Output the full listing below exactly as it reads, and skip anything that is a picture.

___

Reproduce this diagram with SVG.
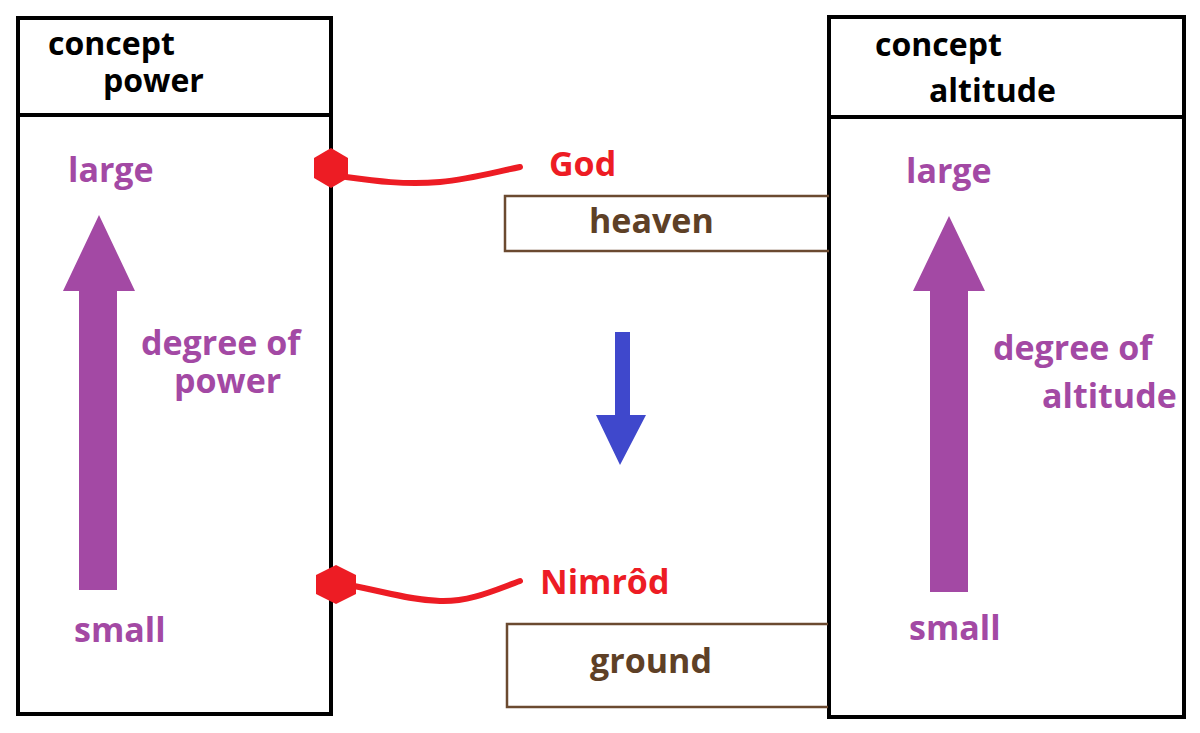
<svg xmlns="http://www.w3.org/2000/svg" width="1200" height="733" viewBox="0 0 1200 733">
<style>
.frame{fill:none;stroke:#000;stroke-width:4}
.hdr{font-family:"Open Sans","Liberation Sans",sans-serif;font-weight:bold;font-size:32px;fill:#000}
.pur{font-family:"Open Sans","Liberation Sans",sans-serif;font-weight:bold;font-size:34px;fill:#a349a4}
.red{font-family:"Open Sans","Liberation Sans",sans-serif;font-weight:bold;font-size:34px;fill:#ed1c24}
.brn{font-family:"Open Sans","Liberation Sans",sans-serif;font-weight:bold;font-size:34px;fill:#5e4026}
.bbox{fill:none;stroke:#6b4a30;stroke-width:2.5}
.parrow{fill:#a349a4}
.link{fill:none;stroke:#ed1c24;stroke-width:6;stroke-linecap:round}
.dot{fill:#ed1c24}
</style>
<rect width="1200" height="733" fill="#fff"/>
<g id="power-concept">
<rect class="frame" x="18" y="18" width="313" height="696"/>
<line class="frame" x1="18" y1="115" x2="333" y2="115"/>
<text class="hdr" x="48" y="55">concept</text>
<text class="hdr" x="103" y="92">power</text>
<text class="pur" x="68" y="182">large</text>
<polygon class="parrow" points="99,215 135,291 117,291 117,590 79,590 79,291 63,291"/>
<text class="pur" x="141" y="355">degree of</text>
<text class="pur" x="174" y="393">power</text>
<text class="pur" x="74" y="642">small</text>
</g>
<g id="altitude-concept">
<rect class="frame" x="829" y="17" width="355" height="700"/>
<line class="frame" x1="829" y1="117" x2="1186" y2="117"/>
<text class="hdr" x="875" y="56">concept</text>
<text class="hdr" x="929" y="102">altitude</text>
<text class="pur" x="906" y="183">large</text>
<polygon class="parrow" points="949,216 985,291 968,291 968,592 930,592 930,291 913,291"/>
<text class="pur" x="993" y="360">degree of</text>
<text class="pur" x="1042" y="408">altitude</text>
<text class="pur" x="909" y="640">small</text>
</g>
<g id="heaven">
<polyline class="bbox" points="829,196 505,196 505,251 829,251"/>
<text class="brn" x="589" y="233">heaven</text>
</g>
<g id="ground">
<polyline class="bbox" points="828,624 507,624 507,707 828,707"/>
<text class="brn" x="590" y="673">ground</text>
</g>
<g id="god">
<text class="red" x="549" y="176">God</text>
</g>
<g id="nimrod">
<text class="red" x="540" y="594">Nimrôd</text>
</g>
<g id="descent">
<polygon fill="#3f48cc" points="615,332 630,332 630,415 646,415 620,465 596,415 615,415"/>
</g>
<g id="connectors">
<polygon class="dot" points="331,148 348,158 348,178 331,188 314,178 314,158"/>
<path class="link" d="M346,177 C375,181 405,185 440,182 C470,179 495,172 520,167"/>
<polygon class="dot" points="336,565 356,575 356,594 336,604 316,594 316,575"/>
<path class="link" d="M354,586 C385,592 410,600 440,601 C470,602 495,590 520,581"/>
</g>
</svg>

___

FULL ANSWER:
Reproduce this diagram with SVG.
<svg xmlns="http://www.w3.org/2000/svg" width="1200" height="733" viewBox="0 0 1200 733">
<style>
.frame{fill:none;stroke:#000;stroke-width:4}
.hdr{font-family:"Open Sans","Liberation Sans",sans-serif;font-weight:bold;font-size:32px;fill:#000}
.pur{font-family:"Open Sans","Liberation Sans",sans-serif;font-weight:bold;font-size:34px;fill:#a349a4}
.red{font-family:"Open Sans","Liberation Sans",sans-serif;font-weight:bold;font-size:34px;fill:#ed1c24}
.brn{font-family:"Open Sans","Liberation Sans",sans-serif;font-weight:bold;font-size:34px;fill:#5e4026}
.bbox{fill:none;stroke:#6b4a30;stroke-width:2.5}
.parrow{fill:#a349a4}
.link{fill:none;stroke:#ed1c24;stroke-width:6;stroke-linecap:round}
.dot{fill:#ed1c24}
</style>
<rect width="1200" height="733" fill="#fff"/>
<g id="power-concept">
<rect class="frame" x="18" y="18" width="313" height="696"/>
<line class="frame" x1="18" y1="115" x2="333" y2="115"/>
<text class="hdr" x="48" y="55">concept</text>
<text class="hdr" x="103" y="92">power</text>
<text class="pur" x="68" y="182">large</text>
<polygon class="parrow" points="99,215 135,291 117,291 117,590 79,590 79,291 63,291"/>
<text class="pur" x="141" y="355">degree of</text>
<text class="pur" x="174" y="393">power</text>
<text class="pur" x="74" y="642">small</text>
</g>
<g id="altitude-concept">
<rect class="frame" x="829" y="17" width="355" height="700"/>
<line class="frame" x1="829" y1="117" x2="1186" y2="117"/>
<text class="hdr" x="875" y="56">concept</text>
<text class="hdr" x="929" y="102">altitude</text>
<text class="pur" x="906" y="183">large</text>
<polygon class="parrow" points="949,216 985,291 968,291 968,592 930,592 930,291 913,291"/>
<text class="pur" x="993" y="360">degree of</text>
<text class="pur" x="1042" y="408">altitude</text>
<text class="pur" x="909" y="640">small</text>
</g>
<g id="heaven">
<polyline class="bbox" points="829,196 505,196 505,251 829,251"/>
<text class="brn" x="589" y="233">heaven</text>
</g>
<g id="ground">
<polyline class="bbox" points="828,624 507,624 507,707 828,707"/>
<text class="brn" x="590" y="673">ground</text>
</g>
<g id="god">
<text class="red" x="549" y="176">God</text>
</g>
<g id="nimrod">
<text class="red" x="540" y="594">Nimrôd</text>
</g>
<g id="descent">
<polygon fill="#3f48cc" points="615,332 630,332 630,415 646,415 620,465 596,415 615,415"/>
</g>
<g id="connectors">
<polygon class="dot" points="331,148 348,158 348,178 331,188 314,178 314,158"/>
<path class="link" d="M346,177 C375,181 405,185 440,182 C470,179 495,172 520,167"/>
<polygon class="dot" points="336,565 356,575 356,594 336,604 316,594 316,575"/>
<path class="link" d="M354,586 C385,592 410,600 440,601 C470,602 495,590 520,581"/>
</g>
</svg>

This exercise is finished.